[gallery id=695]
Na początku sierpnia wandale zniszczyli dużą część płyt nowego ogrodzenia Cmentarza Rzymskokatolickiego od strony ulicy Dębowej. Natomiast w długi, sierpniowy weekend nieznani sprawcy zbezcześcili wykopaliska archeologiczne na Piotrówce, w tym trzy grobowce.
- To, co ci ludzie zrobili z ogrodzeniem cmentarza, trudno logicznie wyjaśnić. Kilka tygodni temu wymieniliśmy całkowicie ogrodzenie nekropolii od strony ulicy Dębowej. Stary, ceglany mur został zastąpiony nowoczesnym ogrodzeniem z półfabrykatów. Prawdopodobnie w nocy z 3 na 4 sierpnia grupa chuliganów zniszczyła ponad 20 betonowych płyt. Nie minęło dwa tygodnie, a kolejne 17 płyt zostało zdewastowanych. O całym zajściu poinformowaliśmy policję. Straty szacujemy na kilka tysięcy złotych. Prawdopodobnie w trakcie niszczenia ogrodzenia ucierpiał jeden z grobowców. Nie rozumiem takiego postępowania. Nie wiem, co kierowało tymi ludźmi. Możliwe, że jakaś grupa wracała z zalewu na Borkach i doszła do wniosku, że dobrą rozrywką będzie zniszczenie ogrodzenia cmentarza. Głupota i skrajna nieodpowiedzialność - to tylko przychodzi mi na myśl, gdy przypomnę sobie tę całą sytuację - mówi ks. Andrzej Tuszyński z parafii św. Wacława w Radomiu.

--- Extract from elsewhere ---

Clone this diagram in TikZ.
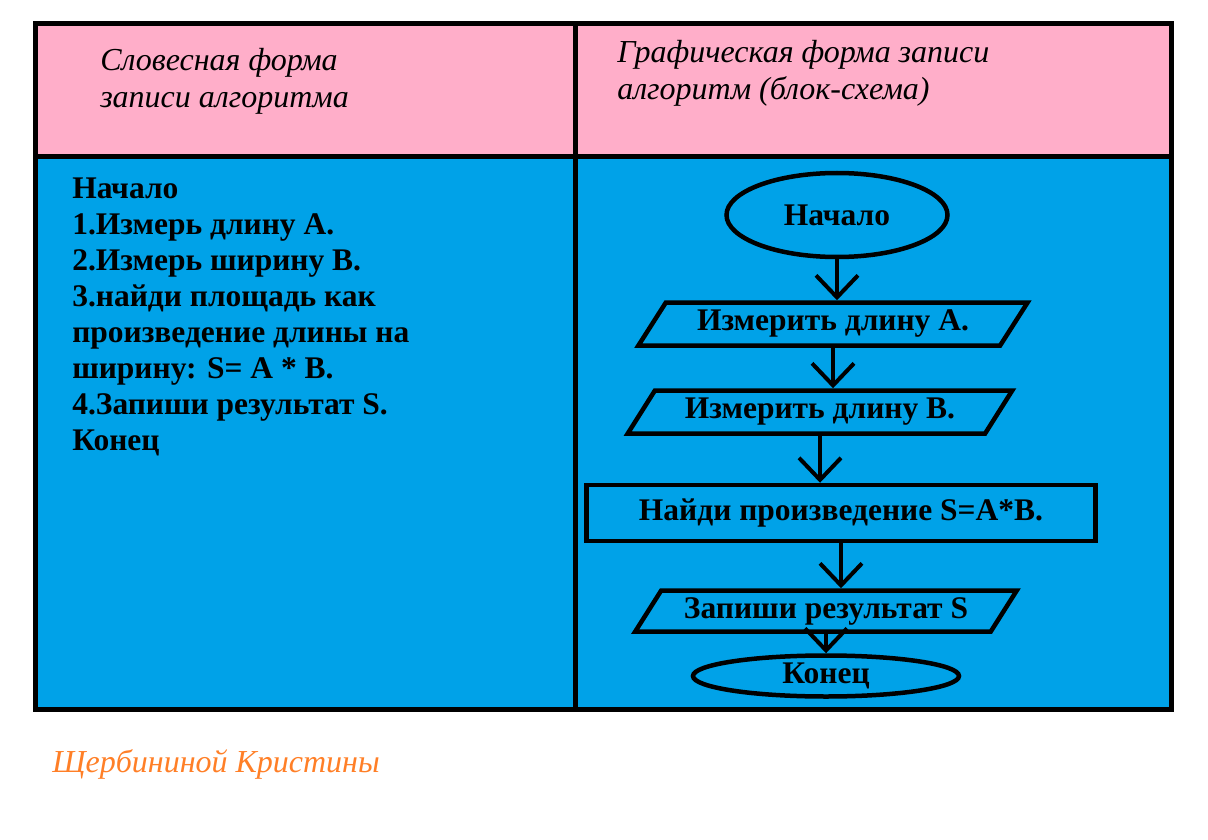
\documentclass[tikz,border=0pt]{standalone}
\usepackage{fontspec}
\setmainfont{Liberation Serif}
\usetikzlibrary{shapes.geometric,arrows.meta}
\definecolor{headpink}{HTML}{FFAEC9}
\definecolor{cellblue}{HTML}{00A2E8}
\definecolor{signorange}{HTML}{FF7F27}
\begin{document}
\begin{tikzpicture}[x=1pt, y=-1pt, line width=4.5pt,
  every node/.style={font=\fontsize{31.5}{36}\selectfont\bfseries, inner sep=0pt},
  term/.style={draw, ellipse},
  io/.style={draw, trapezium, trapezium left angle=51, trapezium right angle=129,
    trapezium stretches=true},
  proc/.style={draw, rectangle},
  flow/.style={-{Straight Barb[length=22pt,width=42pt,line width=4pt]}, line width=4pt},
  head/.style={anchor=north west, align=left, font=\fontsize{32}{37}\selectfont\itshape}]
  \path[use as bounding box] (0,0) rectangle (1208,840);
  % Table: pink header row, blue body row
  \fill[headpink] (35,24) rectangle (1171,157);
  \fill[cellblue] (35,157) rectangle (1171,709);
  \draw[line width=5pt] (35,24) rectangle (1171,709);
  \draw[line width=5pt] (35,157) -- (1171,157);
  \draw[line width=5pt] (575,24) -- (575,709);
  % Column headings
  \node[head] (wordhead) at (98,46) {Словесная форма\\записи алгоритма};
  \node[head] (charthead) at (615,38) {Графическая форма записи\\алгоритм (блок-схема)};
  % Verbal form
  \node[anchor=north west, align=left] (wordtext) at (70,176)
    {Начало\\1.Измерь длину А.\\2.Измерь ширину В.\\3.найди площадь как\\произведение длины на\\ширину: S= A * B.\\4.Запиши результат S.\\Конец};
  % Flowchart
  \node[term, minimum width=221, minimum height=84] (start) at (837,215) {Начало};
  \node[io, minimum width=391, minimum height=43] (inA) at (833,324) {Измерить длину А.};
  \node[io, minimum width=385, minimum height=43] (inB) at (820,412) {Измерить длину В.};
  \node[proc, minimum width=509, minimum height=56] (calc) at (841,513) {Найди произведение S=A*B.};
  \node[io, minimum width=382, minimum height=41] (out) at (826,611) {Запиши результат S};
  \node[term, minimum width=266, minimum height=41] (stop) at (826,676) {Конец};
  \draw[flow] (start.south) -- (start.south |- inA.north);
  \draw[flow] (inA.south) -- (inA.south |- inB.north);
  \draw[flow] (inB.south) -- (inB.south |- calc.north);
  \draw[flow] (calc.south) -- (calc.south |- out.north);
  \draw[flow] (out.south) -- (out.south |- stop.north);
  % Signature
  \node[anchor=west, text=signorange, font=\fontsize{32}{36}\selectfont\itshape] (author)
    at (50,764) {Щербининой Кристины};
\end{tikzpicture}
\end{document}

Ogrodzenie zostanie zreperowane, choć w tej chwili trudno powiedzieć, kiedy to dokładnie nastąpi.
- To wiąże się niestety z dodatkowymi kosztami. Płyty zostaną uzupełnione i mam nadzieję, że nikt ich nie zniszczy. W tej części cmentarza nie ma monitoringu, więc całe zajście nie zostało zarejestrowane. Rozważamy wraz z firmą ochraniającą nekropolię rozbudowanie sieci kamer - dodaje ks. Tuszyński.
Możliwe, że ci sami wandale odpowiadają za zniszczenie wykopalisk archeologicznych na Piotrówce, w tym trzech grobowców sprzed 200 lat.
- W ostatni długi sierpniowy weekend ktoś zdemolował miejsce naszych badań. Niestety, ale nieznani sprawcy po prostu załatwili się do jednego z trzech wykopów odnalezionych grobowców, które pochodzą sprzed dwóch stuleci, wyciągnęli kości szkieletów i je połamali. Takie działanie to już profanacja. Oczywiście o wszystkim poinformowaliśmy policję oraz Wojewódzkiego Konserwatora Zabytków. Pracujemy tu od pięciu lat i nigdy nic podobnego nam się nie zdarzyło. Przecież ci wandale mogli zbezcześcić zwłoki swoich bliskich, bo właśnie tu na Piotrówce przez lata funkcjonował miejski cmentarz. Barbarzyństwo - to jedyne słowo, które określa zachowanie tych wandali - twierdzi dr Maciej Trzeciecki z Państwowej Akademii Nauk, koordynator badań archeologicznych na Piotrówce.